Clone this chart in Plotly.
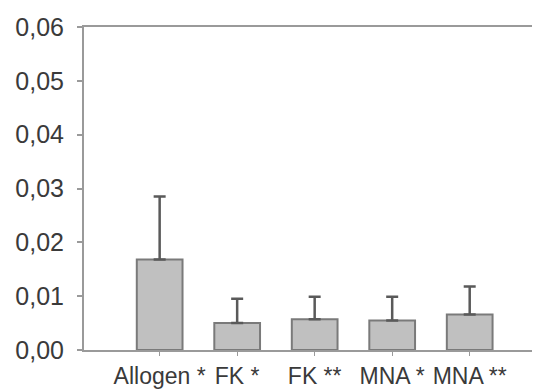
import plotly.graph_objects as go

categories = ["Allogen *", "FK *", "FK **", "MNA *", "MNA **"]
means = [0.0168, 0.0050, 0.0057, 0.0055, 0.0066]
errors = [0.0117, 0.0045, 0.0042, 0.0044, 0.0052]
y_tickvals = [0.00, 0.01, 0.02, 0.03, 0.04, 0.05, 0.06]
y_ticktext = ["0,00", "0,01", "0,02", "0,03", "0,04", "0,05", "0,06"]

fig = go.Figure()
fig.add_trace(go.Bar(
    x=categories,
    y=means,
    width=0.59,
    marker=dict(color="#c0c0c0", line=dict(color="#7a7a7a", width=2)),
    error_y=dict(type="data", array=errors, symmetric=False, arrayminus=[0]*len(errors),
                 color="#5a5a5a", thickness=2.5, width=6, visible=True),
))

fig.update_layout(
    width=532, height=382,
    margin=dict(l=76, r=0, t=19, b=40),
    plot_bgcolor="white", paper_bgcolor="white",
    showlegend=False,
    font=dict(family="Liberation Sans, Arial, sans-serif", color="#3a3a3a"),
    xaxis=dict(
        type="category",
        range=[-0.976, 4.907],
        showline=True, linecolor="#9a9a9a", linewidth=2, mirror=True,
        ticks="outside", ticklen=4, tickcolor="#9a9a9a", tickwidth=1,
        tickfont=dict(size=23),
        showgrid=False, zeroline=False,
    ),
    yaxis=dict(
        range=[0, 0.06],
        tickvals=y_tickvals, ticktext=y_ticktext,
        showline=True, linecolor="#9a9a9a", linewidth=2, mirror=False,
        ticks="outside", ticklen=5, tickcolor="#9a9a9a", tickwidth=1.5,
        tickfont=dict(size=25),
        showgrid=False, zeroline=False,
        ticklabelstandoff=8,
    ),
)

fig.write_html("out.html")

● ● ● ● ● ● ●

Task brief: Omit any images, then output the listing exactly.

Full output:
Clone this chart in Plotly.
import plotly.graph_objects as go

categories = ["Allogen *", "FK *", "FK **", "MNA *", "MNA **"]
means = [0.0168, 0.0050, 0.0057, 0.0055, 0.0066]
errors = [0.0117, 0.0045, 0.0042, 0.0044, 0.0052]
y_tickvals = [0.00, 0.01, 0.02, 0.03, 0.04, 0.05, 0.06]
y_ticktext = ["0,00", "0,01", "0,02", "0,03", "0,04", "0,05", "0,06"]

fig = go.Figure()
fig.add_trace(go.Bar(
    x=categories,
    y=means,
    width=0.59,
    marker=dict(color="#c0c0c0", line=dict(color="#7a7a7a", width=2)),
    error_y=dict(type="data", array=errors, symmetric=False, arrayminus=[0]*len(errors),
                 color="#5a5a5a", thickness=2.5, width=6, visible=True),
))

fig.update_layout(
    width=532, height=382,
    margin=dict(l=76, r=0, t=19, b=40),
    plot_bgcolor="white", paper_bgcolor="white",
    showlegend=False,
    font=dict(family="Liberation Sans, Arial, sans-serif", color="#3a3a3a"),
    xaxis=dict(
        type="category",
        range=[-0.976, 4.907],
        showline=True, linecolor="#9a9a9a", linewidth=2, mirror=True,
        ticks="outside", ticklen=4, tickcolor="#9a9a9a", tickwidth=1,
        tickfont=dict(size=23),
        showgrid=False, zeroline=False,
    ),
    yaxis=dict(
        range=[0, 0.06],
        tickvals=y_tickvals, ticktext=y_ticktext,
        showline=True, linecolor="#9a9a9a", linewidth=2, mirror=False,
        ticks="outside", ticklen=5, tickcolor="#9a9a9a", tickwidth=1.5,
        tickfont=dict(size=25),
        showgrid=False, zeroline=False,
        ticklabelstandoff=8,
    ),
)

fig.write_html("out.html")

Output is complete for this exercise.